80年の解散の場合、福田赳夫グループが大平正芳に対する不信任本会議を欠席して可決、大平は解散を断行した。反主流も戦術のないまま欠席して、解散となったため、ハプニング解散と名付けられた。自民党は分裂選挙に突入したが、最中に大平が急死、同情票と衆参ダブル選挙という田中角栄指導の奇策で、自民党は圧勝した。当時官邸キャップだったが、大平は側近に「若い議員は私を批判して当選してくれば、それで良い」と漏らしていると聞いた。大きい政治家というのはそういうものだ。要するに麻生の場合、大平と異なり本会議で信任されたうえでの解散であり、マニフェストで分裂選挙になったとしても、何の痛痒を感じる必要もないだろう。解散を宣言して本会議で信任されたのだから、解散断行に支障はない。自民党は堂々と分裂選挙を展開すればよい。
その場合財務相・与謝野馨は分裂選挙の核となり得るだろう。与謝野の狙いはそこにあるのかも知れない。地元の有力都議落選で、身の危険を感じて、掌を返して事実上反麻生に走ったのは、選挙運動そのものだ。学者風与謝野発言を真似すれば「いささか政治家としての矜持に欠ける」とも言えるが、祖母・晶子の「君死にたもうことなかれ」の家系だから、無理もあるまい。ここは大歩危小歩危、身の危険を首相に転嫁するなど、何でもありの序の口だ。しかし、まず当選は難しいと見る。そこで両院議員総会だが、反麻生グループは「総裁選前倒し」を趣意書にうたっていない。それ故に128人を突破したのであり、「前倒し」をうたえば、半分しか集まらなかっただろう。ということは、自民党内の大勢は「麻生おろし」ではないということになる。せいぜい60~70人程度の勢力でしかない。にもかかわらず総会を開いて総裁おろしをするというまやかしが、反麻生グループの思惑の根本にある。

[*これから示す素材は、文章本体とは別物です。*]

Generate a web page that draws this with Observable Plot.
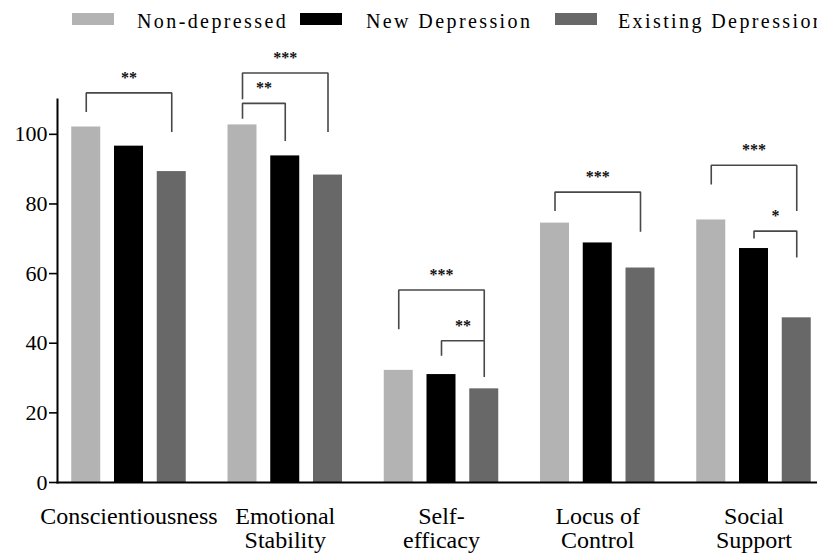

地方選挙の総括を両院議員総会を開いて行った例は過去になく、執行部はまともに受け取る必要もない。総括は古賀誠辞任の総務会でも行われており、おめおめと「麻生おろし」の思惑に乗れば、そこだけがメディアに喧伝され、党全体にとってマイナスになるだろう。両院議員総会の開催は党則35条で「要求があった日から起算して7日以内に、両院議員総会を招集すべきものとする」となっている。21日に解散すれば衆院議員の首が飛び、滑稽だが「参院議員総会」しかできなくなる。解散直前に代議士会の代わりに両院議員総会を開催する手もないわけではないが、危険な賭になる。いずれにせよ自民党のマニフェスト上の分裂選挙は避けられまい。政策の違いでの分裂選挙など、過去の例に比べれば「可愛らしい」範疇に入る。総選挙後に本当に分裂すれば、それは政党の持つ運命であり仕方がないことだ。